TFSA purchase has finally made it through at the end of last month. I'm not sure how good the timing was, but I'll see how the market will perform. Aside from that, I collected a few accounts receivables (reimbursements of one kind or another), and I am setting aside some cash for a vacation in July.


----------



## moneygardener (Apr 3, 2009)

Up 1.7% since May 15 & up 12.5% year to date.

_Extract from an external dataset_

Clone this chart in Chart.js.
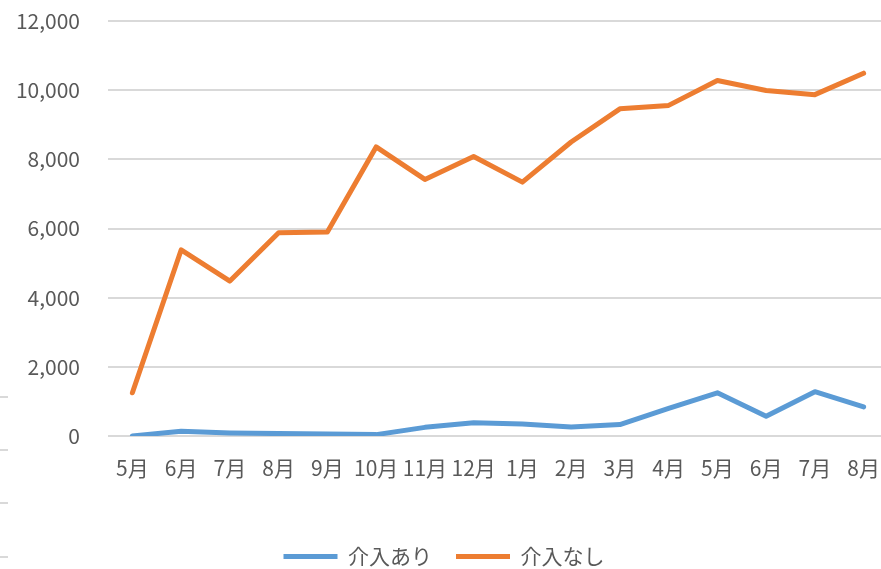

http://themoneygardener.com/2009/07/net-worth-update-july-2009.html


----------



## Jon202 (Apr 14, 2009)

I always have trouble with calculating net worth: Are children in the asset or liability column?


----------



## specialk (Jul 14, 2009)

The_Number said:


> June 26, 2009 (Compared to May 20)
> 
> *Net Worth: 35986.61 (+9.09%)* (May's net worth = 32988.49)
> 
> ...


Hey good job. I didn't know Canadians could do Roths though. Can someone explain this to me?


----------



## specialk (Jul 14, 2009)

Jon202 said:


> I always have trouble with calculating net worth: Are children in the asset or liability column?

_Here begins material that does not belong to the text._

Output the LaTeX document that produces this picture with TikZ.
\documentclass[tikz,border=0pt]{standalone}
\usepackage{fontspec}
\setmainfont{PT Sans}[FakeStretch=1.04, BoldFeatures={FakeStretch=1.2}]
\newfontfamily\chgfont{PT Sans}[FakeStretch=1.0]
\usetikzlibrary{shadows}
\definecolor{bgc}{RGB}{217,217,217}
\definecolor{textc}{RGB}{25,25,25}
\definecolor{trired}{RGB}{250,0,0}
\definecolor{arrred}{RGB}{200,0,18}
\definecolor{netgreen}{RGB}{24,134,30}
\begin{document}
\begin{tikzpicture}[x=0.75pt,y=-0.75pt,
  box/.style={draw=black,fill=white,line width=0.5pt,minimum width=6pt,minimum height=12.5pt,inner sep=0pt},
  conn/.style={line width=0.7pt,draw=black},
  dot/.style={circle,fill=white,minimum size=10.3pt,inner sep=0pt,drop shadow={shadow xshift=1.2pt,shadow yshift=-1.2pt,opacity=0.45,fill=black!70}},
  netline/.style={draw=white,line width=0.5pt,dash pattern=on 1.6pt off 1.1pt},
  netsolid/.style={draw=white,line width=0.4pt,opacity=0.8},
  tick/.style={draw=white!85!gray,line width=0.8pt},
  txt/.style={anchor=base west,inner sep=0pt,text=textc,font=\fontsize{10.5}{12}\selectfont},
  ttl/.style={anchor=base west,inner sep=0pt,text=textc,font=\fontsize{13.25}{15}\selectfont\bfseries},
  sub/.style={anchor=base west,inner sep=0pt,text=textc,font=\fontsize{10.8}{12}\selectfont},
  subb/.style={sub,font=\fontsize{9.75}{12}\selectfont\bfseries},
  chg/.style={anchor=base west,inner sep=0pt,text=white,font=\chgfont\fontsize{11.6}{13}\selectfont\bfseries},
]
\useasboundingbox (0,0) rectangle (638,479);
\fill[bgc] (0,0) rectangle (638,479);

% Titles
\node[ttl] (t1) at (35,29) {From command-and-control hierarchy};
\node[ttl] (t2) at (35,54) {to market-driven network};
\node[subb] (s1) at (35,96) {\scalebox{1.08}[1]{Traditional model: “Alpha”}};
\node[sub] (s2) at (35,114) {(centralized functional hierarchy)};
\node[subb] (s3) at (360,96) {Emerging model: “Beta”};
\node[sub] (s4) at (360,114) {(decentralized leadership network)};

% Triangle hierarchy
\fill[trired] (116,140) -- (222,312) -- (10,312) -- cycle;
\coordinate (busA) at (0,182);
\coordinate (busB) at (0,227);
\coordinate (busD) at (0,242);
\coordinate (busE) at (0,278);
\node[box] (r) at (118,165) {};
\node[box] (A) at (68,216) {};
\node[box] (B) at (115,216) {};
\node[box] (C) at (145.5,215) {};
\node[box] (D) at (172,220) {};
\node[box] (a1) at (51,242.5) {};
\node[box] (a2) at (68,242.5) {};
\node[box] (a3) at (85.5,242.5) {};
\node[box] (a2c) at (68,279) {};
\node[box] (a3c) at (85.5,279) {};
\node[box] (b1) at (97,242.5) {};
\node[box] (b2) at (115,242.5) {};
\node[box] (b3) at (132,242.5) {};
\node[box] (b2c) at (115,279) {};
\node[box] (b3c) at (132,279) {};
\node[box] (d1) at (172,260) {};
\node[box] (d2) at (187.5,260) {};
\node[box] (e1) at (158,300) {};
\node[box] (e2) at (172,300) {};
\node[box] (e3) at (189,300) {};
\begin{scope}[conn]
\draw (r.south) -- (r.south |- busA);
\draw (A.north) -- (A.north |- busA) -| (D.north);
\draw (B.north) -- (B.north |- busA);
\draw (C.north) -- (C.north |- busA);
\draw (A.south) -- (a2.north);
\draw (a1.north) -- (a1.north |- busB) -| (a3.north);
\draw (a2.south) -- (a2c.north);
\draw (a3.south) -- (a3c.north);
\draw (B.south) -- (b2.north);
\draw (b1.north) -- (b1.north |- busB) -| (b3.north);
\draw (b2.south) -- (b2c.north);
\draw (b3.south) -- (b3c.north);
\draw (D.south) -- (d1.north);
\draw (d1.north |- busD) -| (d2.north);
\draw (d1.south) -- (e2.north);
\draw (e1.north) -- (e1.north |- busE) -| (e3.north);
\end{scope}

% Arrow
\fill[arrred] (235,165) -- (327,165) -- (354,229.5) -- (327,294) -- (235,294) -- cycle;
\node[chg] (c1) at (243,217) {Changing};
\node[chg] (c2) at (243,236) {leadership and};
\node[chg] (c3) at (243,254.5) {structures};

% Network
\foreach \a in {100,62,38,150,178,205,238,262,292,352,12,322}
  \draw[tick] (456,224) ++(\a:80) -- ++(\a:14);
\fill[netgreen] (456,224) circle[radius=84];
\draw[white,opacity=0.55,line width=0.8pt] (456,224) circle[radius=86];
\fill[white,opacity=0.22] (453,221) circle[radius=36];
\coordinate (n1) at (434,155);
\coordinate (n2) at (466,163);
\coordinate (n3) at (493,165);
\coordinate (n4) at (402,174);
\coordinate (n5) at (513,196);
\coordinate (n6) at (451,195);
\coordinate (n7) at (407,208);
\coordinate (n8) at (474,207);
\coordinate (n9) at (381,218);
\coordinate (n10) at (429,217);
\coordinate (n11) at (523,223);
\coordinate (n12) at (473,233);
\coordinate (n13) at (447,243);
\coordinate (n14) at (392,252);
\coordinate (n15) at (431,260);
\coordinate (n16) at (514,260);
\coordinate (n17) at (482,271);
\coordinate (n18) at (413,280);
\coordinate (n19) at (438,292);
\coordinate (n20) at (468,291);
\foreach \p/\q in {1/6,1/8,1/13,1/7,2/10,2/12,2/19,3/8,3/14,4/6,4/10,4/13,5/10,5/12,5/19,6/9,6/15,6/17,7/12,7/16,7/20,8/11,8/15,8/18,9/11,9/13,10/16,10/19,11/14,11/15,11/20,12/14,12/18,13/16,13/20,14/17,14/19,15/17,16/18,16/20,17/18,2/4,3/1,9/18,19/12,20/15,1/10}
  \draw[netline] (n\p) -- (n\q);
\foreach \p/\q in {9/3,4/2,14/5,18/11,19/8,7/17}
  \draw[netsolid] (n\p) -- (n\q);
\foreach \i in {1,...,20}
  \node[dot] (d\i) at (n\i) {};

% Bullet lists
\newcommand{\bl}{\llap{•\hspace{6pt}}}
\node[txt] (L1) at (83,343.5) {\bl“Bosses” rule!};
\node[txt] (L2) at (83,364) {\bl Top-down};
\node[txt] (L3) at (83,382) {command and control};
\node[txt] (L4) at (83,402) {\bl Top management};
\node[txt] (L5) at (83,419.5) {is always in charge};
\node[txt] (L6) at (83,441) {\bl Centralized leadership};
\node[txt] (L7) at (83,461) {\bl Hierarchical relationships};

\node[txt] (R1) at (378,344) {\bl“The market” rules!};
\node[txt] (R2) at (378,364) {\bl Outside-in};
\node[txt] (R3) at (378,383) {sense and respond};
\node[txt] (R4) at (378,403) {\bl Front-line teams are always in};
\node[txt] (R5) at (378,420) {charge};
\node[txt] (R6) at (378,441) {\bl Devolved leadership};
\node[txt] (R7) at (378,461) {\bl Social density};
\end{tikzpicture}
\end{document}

They are a long term liability that NEVER gets paid off. You feed them and feed them, yet they show no return of interest.


----------



## John_Michaels (Dec 14, 2009)

Total liquid net worth up 57% ytd... how the heck did THAT happen?


----------



## Dr_V (Oct 27, 2009)

Just finished updating all of the data in Quicken for the year. My results:

2009 net worth vs. 2008 net worth: +34.5%
2008 net worth vs. 2007 net worth: +54.8%

For comparison purposes, my investing results:

2009 investing IRR: 44.89%
2008 investing IRR: -2.93%


regards,
K.


----------



## Spidey (May 11, 2009)

Net worth increase for 2009: 16.3%

IRR of total investing portfolio: 27.57%

- Gradually recovering from 2008.


----------



## CMFCanada (Jan 12, 2010)

specialk said:


> Hey good job. I didn't know Canadians could do Roths though. Can someone explain this to me?

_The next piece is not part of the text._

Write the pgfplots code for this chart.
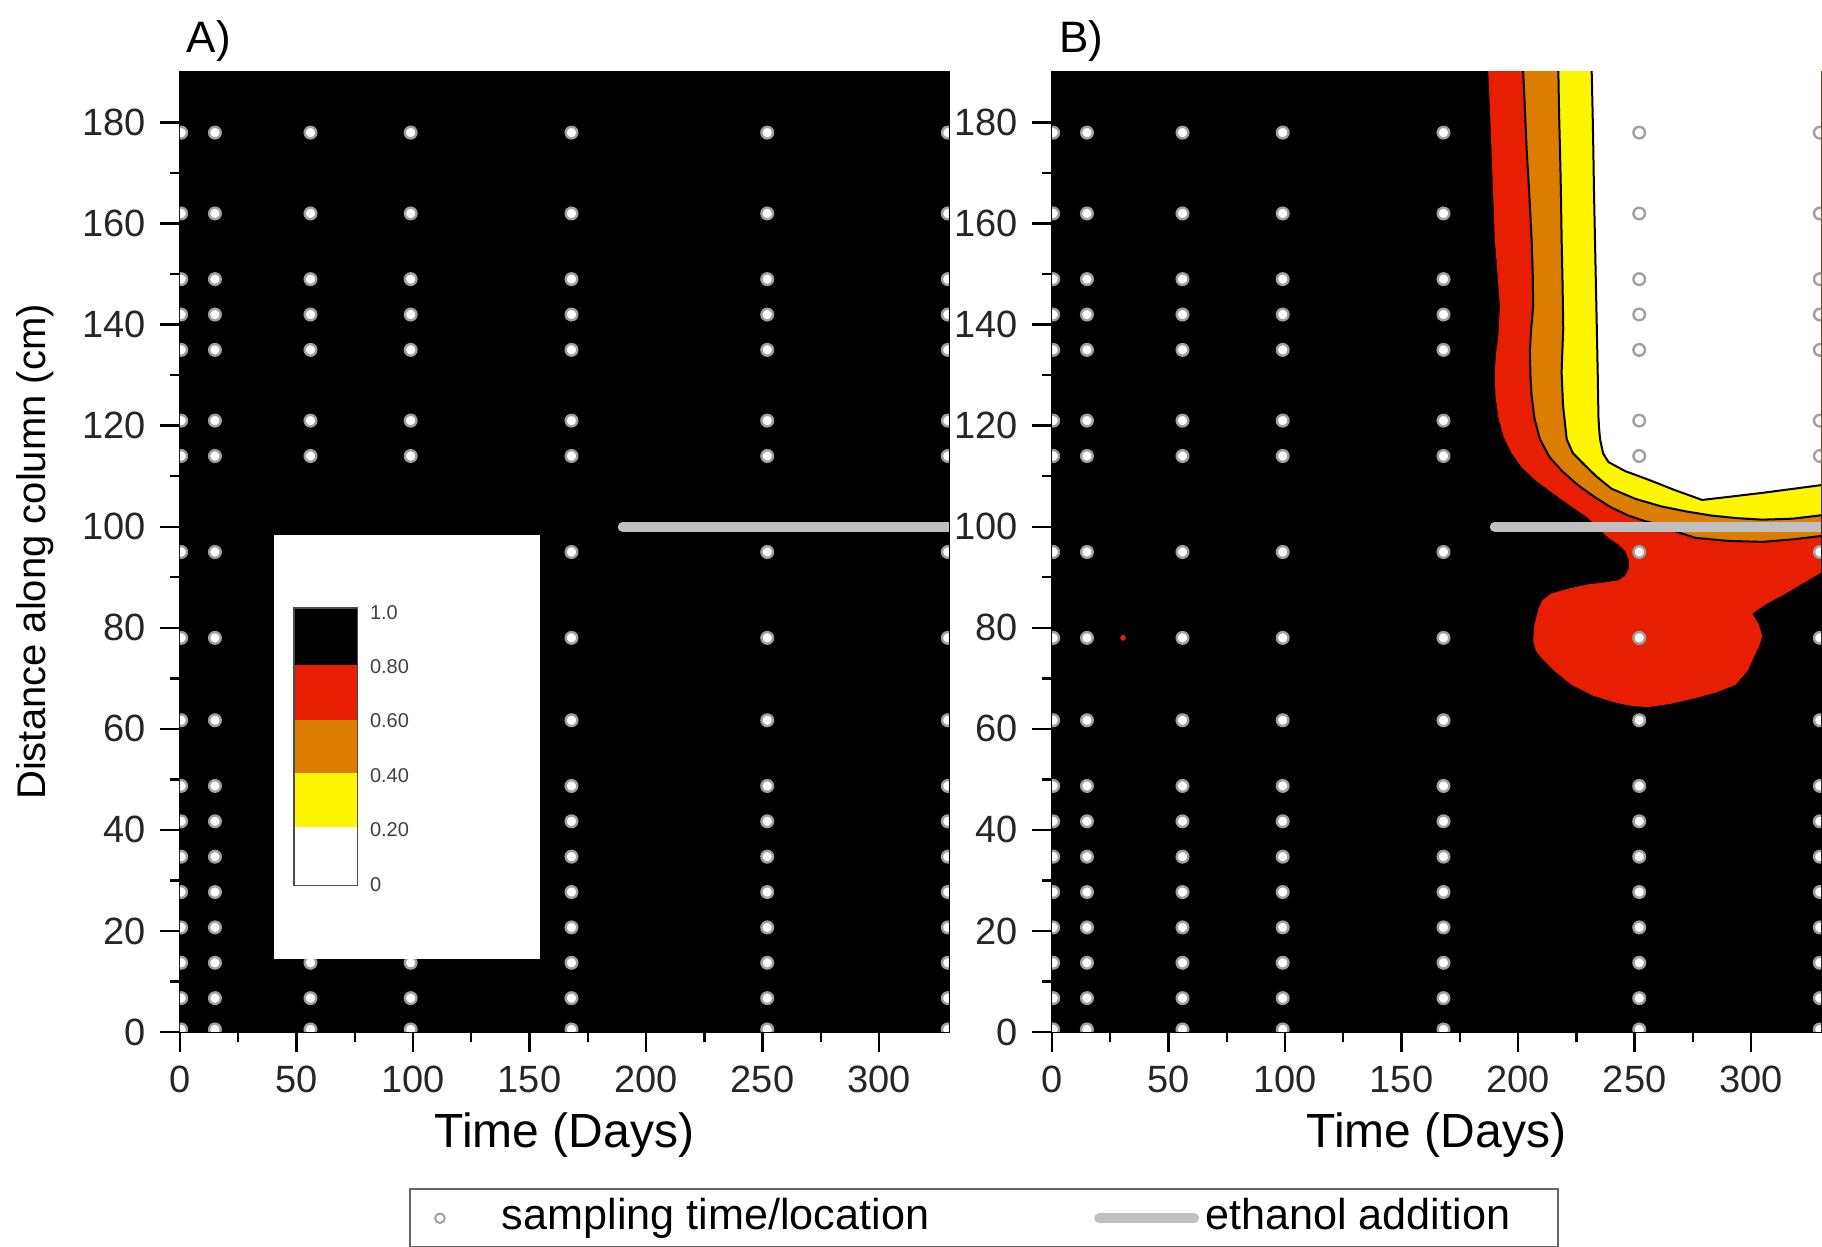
\documentclass[border=0pt]{standalone}
\usepackage{pgfplots}
\pgfplotsset{compat=1.18}
\usepackage{pgfplotstable}
\usepackage{fontspec}
\setmainfont{Liberation Sans}

\definecolor{cRed}{RGB}{232,30,0}
\definecolor{cOrange}{RGB}{218,125,0}
\definecolor{cYellow}{RGB}{255,245,0}
\definecolor{ethgray}{RGB}{192,192,192}
\definecolor{ringgray}{RGB}{160,160,160}

% sampling grid (time, depth)
\pgfplotstableread[row sep=\\]{
x y\\
0.5 0.5\\ 0.5 6.7\\ 0.5 13.7\\ 0.5 20.7\\ 0.5 27.7\\ 0.5 34.7\\ 0.5 41.7\\ 0.5 48.7\\ 0.5 61.7\\ 0.5 78\\ 0.5 95\\ 0.5 114\\ 0.5 121\\ 0.5 135\\ 0.5 142\\ 0.5 149\\ 0.5 162\\ 0.5 178\\
15 0.5\\ 15 6.7\\ 15 13.7\\ 15 20.7\\ 15 27.7\\ 15 34.7\\ 15 41.7\\ 15 48.7\\ 15 61.7\\ 15 78\\ 15 95\\ 15 114\\ 15 121\\ 15 135\\ 15 142\\ 15 149\\ 15 162\\ 15 178\\
56 0.5\\ 56 6.7\\ 56 13.7\\ 56 20.7\\ 56 27.7\\ 56 34.7\\ 56 41.7\\ 56 48.7\\ 56 61.7\\ 56 78\\ 56 95\\ 56 114\\ 56 121\\ 56 135\\ 56 142\\ 56 149\\ 56 162\\ 56 178\\
99 0.5\\ 99 6.7\\ 99 13.7\\ 99 20.7\\ 99 27.7\\ 99 34.7\\ 99 41.7\\ 99 48.7\\ 99 61.7\\ 99 78\\ 99 95\\ 99 114\\ 99 121\\ 99 135\\ 99 142\\ 99 149\\ 99 162\\ 99 178\\
168 0.5\\ 168 6.7\\ 168 13.7\\ 168 20.7\\ 168 27.7\\ 168 34.7\\ 168 41.7\\ 168 48.7\\ 168 61.7\\ 168 78\\ 168 95\\ 168 114\\ 168 121\\ 168 135\\ 168 142\\ 168 149\\ 168 162\\ 168 178\\
252 0.5\\ 252 6.7\\ 252 13.7\\ 252 20.7\\ 252 27.7\\ 252 34.7\\ 252 41.7\\ 252 48.7\\ 252 61.7\\ 252 78\\ 252 95\\ 252 114\\ 252 121\\ 252 135\\ 252 142\\ 252 149\\ 252 162\\ 252 178\\
329.5 0.5\\ 329.5 6.7\\ 329.5 13.7\\ 329.5 20.7\\ 329.5 27.7\\ 329.5 34.7\\ 329.5 41.7\\ 329.5 48.7\\ 329.5 61.7\\ 329.5 78\\ 329.5 95\\ 329.5 114\\ 329.5 121\\ 329.5 135\\ 329.5 142\\ 329.5 149\\ 329.5 162\\ 329.5 178\\
}\samptab

\pgfplotsset{
  panel/.style={
    scale only axis, width=192.25bp, height=240bp,
    xmin=0, xmax=330, ymin=0, ymax=190,
    xtick={0,50,...,300}, ytick={0,20,...,180},
    minor x tick num=1, minor y tick num=1,
    xtick pos=bottom, ytick pos=left,
    tick align=outside,
    major tick length=5bp, minor tick length=2.5bp,
    tick style={black, line width=0.6bp},
    axis line style={black, line width=0.6bp},
    axis background/.style={fill=black},
    tick label style={font=\fontsize{9.5bp}{11bp}\selectfont, black!85},
    /pgf/number format/assume math mode=true,
    xlabel={Time (Days)},
    xlabel style={font=\fontsize{12bp}{14bp}\selectfont, at={(0.5,-0.107)}, anchor=center},
    every axis title/.style={font=\fontsize{11bp}{13bp}\selectfont,
      at={(0.0377,1.032)}, anchor=center},
    clip marker paths=true,
  },
  samp/.style={only marks, mark=*, mark size=1.45bp,
    mark options={draw=ringgray, fill=white, line width=0.6bp}, forget plot},
  eth/.style={ethgray, line width=2.5bp, line cap=round, forget plot},
}

\begin{document}
\begin{tikzpicture}

% ---- A) ----
\begin{axis}[panel, title={A)},
    ylabel={Distance along column (cm)},
    ylabel style={font=\fontsize{10bp}{12bp}\selectfont, at={(-0.1886,0.5)}, anchor=center},
    legend columns=2,
    legend cell align=left,
    legend style={at={(0.298,-0.1625)}, anchor=north west,
      draw=black!60, line width=0.5bp, fill=white,
      font=\fontsize{10.8bp}{13bp}\selectfont,
      inner xsep=6bp, inner ysep=2.3bp,
      nodes={inner sep=0pt, text depth=0.22em},
      /tikz/every even column/.append style={column sep=41.2bp}},
]
\addlegendimage{legend image code/.code={
  \path[draw=none] (0,0) -- (16.75bp,0);
  \draw[ringgray, line width=0.5bp, fill=white] (1.25bp,0) circle (1.2bp);}}
\addlegendentry{sampling time/location}
\addlegendimage{legend image code/.code={
  \path[draw=none] (0,0) -- (27.75bp,0);
  \draw[ethgray, line width=2.5bp, line cap=round] (1.25bp,0) -- (25bp,0);}}
\addlegendentry{ethanol addition\hspace*{6bp}}

\addplot[samp] table {\samptab};
\addplot[eth] coordinates {(190,100) (330,100)};

% colour key inset
\fill[white] (40.4,14.5) rectangle (154.5,98.4);
\fill[black] (48.8,72.6) rectangle (76.2,83.9);
\fill[cRed] (48.8,61.8) rectangle (76.2,72.6);
\fill[cOrange] (48.8,51.3) rectangle (76.2,61.8);
\fill[cYellow] (48.8,40.5) rectangle (76.2,51.3);
\draw[black!70, line width=0.4bp] (48.8,29) rectangle (76.2,83.9);
\begin{scope}[every node/.style={anchor=west, inner sep=0pt, text=black!75,
    font=\fontsize{5bp}{6bp}\selectfont}]
\node at (81.2,83) {1.0};
\node at (81.2,72.4) {0.80};
\node at (81.2,61.6) {0.60};
\node at (81.2,50.8) {0.40};
\node at (81.2,40) {0.20};
\node at (81.2,29.2) {0};
\end{scope}
\end{axis}

% ---- B) ----
\begin{axis}[panel, at={(218bp,0)}, title={B)}]
% contour bands (fraction of initial value)
\addplot[fill=cRed, draw=none, forget plot] coordinates {
 (187,196) (187.2,190) (188,182) (188.6,174.6) (189.3,166) (190,157) (191.2,150)
 (192.2,143.7) (191.8,140) (191.5,137.6) (190.5,134) (190,130.5) (190.3,126)
 (191.5,121.7) (193.8,117.8) (197.2,114.6) (201.5,111.8) (207.2,109.3) (215,106.6)
 (223,104) (229,102.1) (233,100.5) (236,99) (238.8,97.8) (243,96.5) (246,95.2)
 (247.6,93.3) (247.4,91.6) (245.8,90.2) (243.1,89.4) (236,88.9) (230.2,88.6)
 (222,87.8) (214.4,86.8) (210.5,85.5) (208.7,83.7) (207,80.5) (206.5,77.5)
 (207.6,75.5) (210.1,74) (216,71.3) (223,68.7) (232,66.6) (241.7,65.2) (249,64.5)
 (256,64.3) (266,65) (276.1,66.1) (285,67.2) (293.3,68.7) (298.5,71.5) (301.9,74.9)
 (303.8,76.8) (304.8,78.4) (303.2,80.8) (300.5,82.8) (306.5,84.7) (313.4,86.4)
 (320,88.2) (326.3,89.9) (336,92.5) (336,196)
} -- cycle;
\addplot[fill=cOrange, draw=black, line width=0.5bp, forget plot] coordinates {
 (202,196) (202.2,190) (203,182) (203.7,174.6) (204.8,166) (205.8,157) (206.3,150)
 (206.5,143.7) (205.6,139) (205.1,134.9) (205.3,130) (205.8,126.1) (207,121.5)
 (209.4,117.3) (213.5,113.8) (218.7,111.1) (225.5,108.3) (233.1,105.8) (240,103.8)
 (247.4,102.2) (254.5,101.1) (261.7,100.3) (268,99) (276.1,97.8) (290,97.2)
 (304.8,97) (318,97.5) (336,98.5) (336,196)
} -- cycle;
\addplot[fill=cYellow, draw=black, line width=0.5bp, forget plot] coordinates {
 (217,196) (217.3,190) (217.6,182) (218,174.6) (218.4,166) (218.7,157) (219.1,148)
 (219.4,139.3) (219,134.5) (218.7,130.5) (219.3,124) (220.9,117.3) (223.5,114.6)
 (227.3,112.8) (233.5,110) (240.2,107.5) (250.5,105.5) (261.7,104) (272.5,103)
 (283.2,102.2) (294,101.7) (304.8,101.4) (318,101.6) (336,102.6) (336,196)
} -- cycle;
\addplot[fill=white, draw=black, line width=0.5bp, forget plot] coordinates {
 (231.5,196) (231.6,190) (232,182) (232.3,174.6) (232.6,166) (233,157) (233.4,148)
 (233.8,139.3) (234.2,130) (234.5,121.7) (234.8,119.3) (235.2,117.3) (236.5,114.5)
 (238.8,112.8) (246,111) (256,109.3) (267,107.3) (279,105.3) (292,106) (304.8,106.7)
 (318,107.5) (336,108.6) (336,196)
} -- cycle;
\addplot[only marks, mark=*, mark size=0.5bp, cRed, forget plot] coordinates {(30.5,78)};

\addplot[eth] coordinates {(190,100) (330,100)};
\addplot[samp] table {\samptab};
\end{axis}

\pgfresetboundingbox
\useasboundingbox (-45bp,-53.75bp) rectangle (410.5bp,258bp);
\end{tikzpicture}
\end{document}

specialk I am not sure how you arrived at your 347.16% increase in your TFSA (TIFSA)? I get 2.9% Regardless I am happy that many are enjoying excellent increases. I am doing pretty good also. On one of my investments I am up 300% over last year. If you must know it is SXL.V Slam Exploration a penny stock just starting it's long run up. My others have also done reasoably well but not as well as SXL. I keep selling more of my other ones and buying more SXL. My dream is to one day come back here and advise that my 300% increase has turned into a 1000% or 2000% increase. I am sure some of you have already enjoyed those kinds of numbers in the past or currently with some of your picks. No risk, no reward?


----------



## CMFCanada (Jan 12, 2010)

CMFCanada said:


> specialk I am not sure how you arrived at your 347.16% increase in your TFSA (TIFSA)? I get 2.9% Regardless I am happy that many are enjoying excellent increases. I am doing pretty good also. On one of my investments I am up 300% over last year. If you must know it is SXL.V Slam Exploration a penny stock just starting it's long run up. My others have also done reasoably well but not as well as SXL. I keep selling more of my other ones and buying more SXL. My dream is to one day come back here and advise that my 300% increase has turned into a 1000% or 2000% increase. I am sure some of you have already enjoyed those kinds of numbers in the past or currently with some of your picks. No risk, no reward?


Sorry guys I asked specialk and my comments should have been directed to The Number. My reply to also was off. Anyway The Number I still don't get 347% from your quoted $5148.09 TFSA value? Just curious maybe it's my calculator messin with me.


----------